Though the Riverside Shakespeare Company mounted a successful production of Tate’s Lear in 1985, their production was tongue in cheek—framing it as a play within a play, mocking Restoration style. Hidden Room, in contrast, approached the work with a sincere interest in exploring what gestural acting might bring to the show.
Using Dr. Karim-Cooper’s contemporary book on Shakespearean acting and John Bulwer’s 1644 treatise on gesture, Burns directed her actors according to Restoration practices—whereby actors, in preparing for their parts, would list out the passions of each line (begging, wooing, etc.) and draw on the glossary of gestures for each passion. And the experiment paid off.
Burns can’t stifle her pride and enthusiasm, “The gesture worked on stage. Restoration gesture, when done properly, was not laughable—as we had been told it would be, and as we had feared it would be. It was not only beautiful, but clarified dramatic intention. People would tell me afterwards that the text was so clear to them. That they understood every intention, and that not only did it not seem foolish anymore but that sometimes they missed it if an actor didn’t do a gesture for something.”
Burns says she never wants to do another play that doesn’t incorporate gesture, even subtly, “because I just can’t stand it when actors have these big slabs of meat hanging down that they don’t do anything with. Those are tools. And if you have a tool, why not use it?”
Gesture will certainly be a feature of Hidden Room’s 2017 production Booth’s Richard, a performance of Richard III, based on John Wilkes Booth’s personal prompt book—an artifact from the Ransom Center’s collection unearthed by Eric Colleary, HRC curator of theater and performing arts.
Working from Booth’s hand-written notes, they’ll be doing all that they can to reproduce the production value of a play from 1861. The project interests Burns for its potential in terms of both theatrical and American history.
Burns points out, “There’s not much work on trying to seriously recreate what theater was like in the 1800s. Like a lot of theater, it gets dismissed, as ‘surely this is stupid. Surely this is poorly done and not to our taste.’ And we just really don’t know. Those guys liked it! So it can’t be all that bad or it wouldn’t have gone on every night.”
She continues, “when you have a cast of 50 or more people, like you do in Booth’s Richard, and you’ve got eight people carrying flags and four trumpeters and it’s just a huge production where the people are the scenery… you’re bound to have plenty of people that can’t act up there.

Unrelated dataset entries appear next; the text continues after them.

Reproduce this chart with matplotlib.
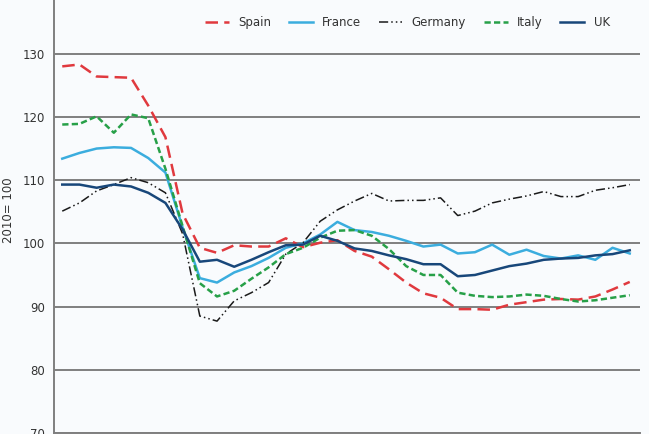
import numpy as np
import matplotlib
matplotlib.use("Agg")
import matplotlib.pyplot as plt

# quarterly index, 2010 = 100
quarters = np.arange(34)

spain = [128.0, 128.3, 126.4, 126.3, 126.2, 121.8, 116.8, 104.7, 99.3, 98.5,
         99.7, 99.5, 99.5, 100.8, 99.4, 100.1, 100.5, 98.8, 97.9, 95.9,
         93.8, 92.1, 91.4, 89.6, 89.6, 89.5, 90.3, 90.7, 91.1, 91.2,
         91.1, 91.6, 92.7, 93.9]
france = [113.4, 114.3, 115.0, 115.2, 115.1, 113.5, 111.2, 102.5, 94.5, 93.8,
          95.4, 96.4, 97.7, 99.3, 100.0, 101.4, 103.4, 102.1, 101.8, 101.2,
          100.4, 99.5, 99.8, 98.4, 98.6, 99.8, 98.2, 99.0, 98.0, 97.6,
          98.1, 97.4, 99.3, 98.4]
germany = [105.1, 106.4, 108.3, 109.3, 110.4, 109.6, 108.0, 101.5, 88.5, 87.7,
           90.9, 92.2, 93.8, 98.3, 100.1, 103.5, 105.3, 106.7, 107.9, 106.7,
           106.8, 106.8, 107.2, 104.4, 105.1, 106.4, 107.0, 107.5, 108.2, 107.4,
           107.4, 108.4, 108.8, 109.3]
italy = [118.8, 118.9, 120.1, 117.5, 120.4, 119.8, 111.8, 102.7, 93.7, 91.6,
         92.5, 94.4, 96.2, 98.3, 99.3, 100.9, 102.0, 102.1, 101.2, 99.1,
         96.4, 95.0, 95.0, 92.2, 91.7, 91.5, 91.6, 91.9, 91.7, 91.2,
         90.8, 91.0, 91.4, 91.8]
uk = [109.3, 109.3, 108.8, 109.3, 109.0, 108.0, 106.4, 102.2, 97.1, 97.4,
      96.3, 97.4, 98.6, 99.7, 99.8, 101.2, 100.4, 99.2, 98.8, 98.1,
      97.5, 96.7, 96.7, 94.8, 95.0, 95.7, 96.4, 96.8, 97.4, 97.6,
      97.7, 98.1, 98.3, 98.9]

bg = "#f9fbfd"
fig = plt.figure(figsize=(6.49, 4.34), dpi=100, facecolor=bg)
ax = fig.add_axes([0.0832, 0.0023, 0.903, 0.9977], facecolor=bg)

lw = 1.8
ax.plot(quarters, spain, color="#e0393e", lw=lw, dashes=(5, 2.5), label="Spain")
ax.plot(quarters, france, color="#3badde", lw=lw, label="France")
ax.plot(quarters, germany, color="#1a1a1a", lw=1.1, dashes=(6, 2, 1, 2, 1, 2), label="Germany")
ax.plot(quarters, italy, color="#27a048", lw=lw, dashes=(2.5, 1.3), label="Italy")
ax.plot(quarters, uk, color="#18477a", lw=lw, label="UK")

ax.set_xlim(-0.48, 33.6)
ax.set_ylim(70, 138.5)
ax.set_yticks([70, 80, 90, 100, 110, 120, 130])
ax.set_xticks([])
ax.yaxis.grid(True, color="#7f7f7f", lw=1.4)
ax.set_axisbelow(True)
ax.tick_params(axis="y", length=0, labelsize=8.5, labelcolor="#333333", pad=6.5)
for s in ["top", "right"]:
    ax.spines[s].set_visible(False)
for s in ["left", "bottom"]:
    ax.spines[s].set_color("#7f7f7f")
    ax.spines[s].set_linewidth(1.4)

ax.set_ylabel("2010= 100", fontsize=8.5, color="#333333")
ax.yaxis.set_label_coords(-0.066, 0.515)

leg = ax.legend(ncol=5, loc="center", bbox_to_anchor=(0.603, 0.947),
                frameon=False, fontsize=8.5, handlelength=2.0, columnspacing=1.5,
                handletextpad=0.8)
for t in leg.get_texts():
    t.set_color("#333333")

fig.savefig("out.png", dpi=100, facecolor=bg)
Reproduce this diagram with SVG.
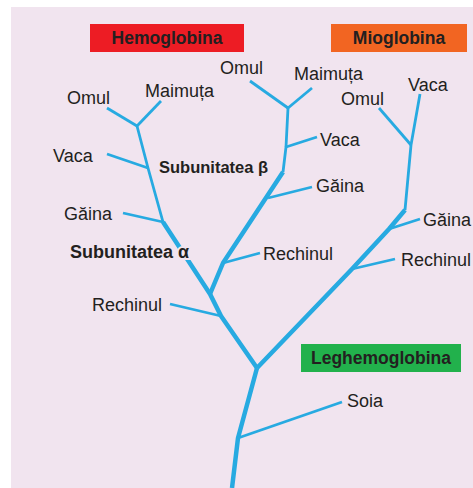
<svg xmlns="http://www.w3.org/2000/svg" width="473" height="488" viewBox="0 0 473 488">
<style>
.lbl{font-family:"Liberation Sans",Arial,sans-serif;font-size:18px;fill:#231f20}
.bold{font-family:"Liberation Sans",Arial,sans-serif;font-weight:bold;font-size:16.5px;fill:#231f20}
.ttl{font-family:"Liberation Sans",Arial,sans-serif;font-weight:bold;font-size:17.5px;fill:#231f20;text-anchor:middle}
.thick{fill:none;stroke:#27aae1;stroke-width:4.5;stroke-linejoin:round;stroke-linecap:butt}
.thin{fill:none;stroke:#27aae1;stroke-width:2.8;stroke-linejoin:round;stroke-linecap:butt}
.halo{stroke:#f1e4ef;stroke-width:4;paint-order:stroke}
</style>
<rect x="11" y="7" width="462" height="481" fill="#f1e4ef"/>
<g id="connectors">
<polyline class="thick" points="232,488 238,438 257,368"/>
<polyline class="thick" points="257,368 221,316 210,294 163,222"/>
<polyline class="thick" points="210,294 223,263 283,172"/>
<polyline class="thick" points="257,368 352,269 389,229 405,210"/>
<line class="thin" x1="238" y1="438" x2="342" y2="402"/>
<line class="thin" x1="221" y1="316" x2="170" y2="304"/>
<polyline class="thin" points="163,222 148,168 137,126"/>
<line class="thin" x1="163" y1="222" x2="123" y2="213"/>
<line class="thin" x1="148" y1="168" x2="107" y2="154"/>
<line class="thin" x1="137" y1="126" x2="107" y2="108"/>
<line class="thin" x1="137" y1="126" x2="161" y2="101"/>
<line class="thin" x1="223" y1="263" x2="260" y2="253"/>
<line class="thin" x1="268" y1="198" x2="312" y2="187"/>
<polyline class="thin" points="283,172 286,147 288,108"/>
<line class="thin" x1="286" y1="147" x2="317" y2="137"/>
<line class="thin" x1="288" y1="108" x2="250" y2="81"/>
<line class="thin" x1="288" y1="108" x2="312" y2="88"/>
<line class="thin" x1="352" y1="269" x2="395" y2="259"/>
<line class="thin" x1="389" y1="229" x2="420" y2="219"/>
<polyline class="thin" points="405,210 411,145 420,94"/>
<line class="thin" x1="411" y1="145" x2="379" y2="108"/>
</g>
<g id="hemoglobina"><rect x="90" y="24" width="154" height="28" fill="#ed1c24"/><text class="ttl" x="167" y="43.5">Hemoglobina</text></g>
<g id="mioglobina"><rect x="331" y="24" width="136" height="28" fill="#f26522"/><text class="ttl" x="399" y="43.5">Mioglobina</text></g>
<g id="leghemoglobina"><rect x="301" y="344" width="160" height="28" fill="#22b14c"/><text class="ttl" x="381" y="364">Leghemoglobina</text></g>
<g id="sub-beta"><text class="bold" x="159" y="173">Subunitatea β</text></g>
<g id="sub-alpha"><text class="bold halo" x="70" y="258" style="font-size:18px">Subunitatea α</text></g>
<g id="a-omul"><text class="lbl" x="67" y="104">Omul</text></g>
<g id="a-maimuta"><text class="lbl" x="145" y="97">Maimuța</text></g>
<g id="a-vaca"><text class="lbl" x="53" y="162">Vaca</text></g>
<g id="a-gaina"><text class="lbl" x="64" y="220">Găina</text></g>
<g id="a-rechinul"><text class="lbl" x="92" y="311">Rechinul</text></g>
<g id="b-omul"><text class="lbl" x="220" y="74">Omul</text></g>
<g id="b-maimuta"><text class="lbl" x="294" y="80">Maimuța</text></g>
<g id="b-vaca"><text class="lbl" x="320" y="146">Vaca</text></g>
<g id="b-gaina"><text class="lbl" x="316" y="192">Găina</text></g>
<g id="b-rechinul"><text class="lbl" x="263" y="260">Rechinul</text></g>
<g id="m-omul"><text class="lbl" x="341" y="105">Omul</text></g>
<g id="m-vaca"><text class="lbl" x="408" y="91">Vaca</text></g>
<g id="m-gaina"><text class="lbl" x="423" y="226">Găina</text></g>
<g id="m-rechinul"><text class="lbl" x="401" y="266">Rechinul</text></g>
<g id="soia"><text class="lbl" x="347" y="407">Soia</text></g>
</svg>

It’d be really hard to have that many good actors on stage. And so for every John Wilkes Booth, you have plenty of day players that were off the street and were curious about theater but weren’t particularly well trained. That’s where you start getting this reputation of theater being hack-y in this time period in particular.”
Though Booth was thoroughly maligned after assassinating Lincoln, Burns and Colleary have been uncovering reviews that praised him as an innovative and outstanding actor—which makes the project all the more compelling for Burns.
She says, “I think the more interesting story here is that he wasn’t just a two-bit hack and bitter and angry, but rather was a noted and celebrated actor who gets mixed up in a ring of politics, whereby he decides that killing the president is an act of patriotism. It shows how dangerous that kind of rhetoric is.”
Booth’s Richard is just one of hopefully many exciting collaborations between Hidden Room and the Ransom Center. Also in the works, Hidden Room is using the Center’s collection to devise a piece about Harry Houdini in honor of the 90th anniversary of the magician’s death (Oct. 31, 1926) —drawing on the correspondence between Houdini and Sir Arthur Conan Doyle.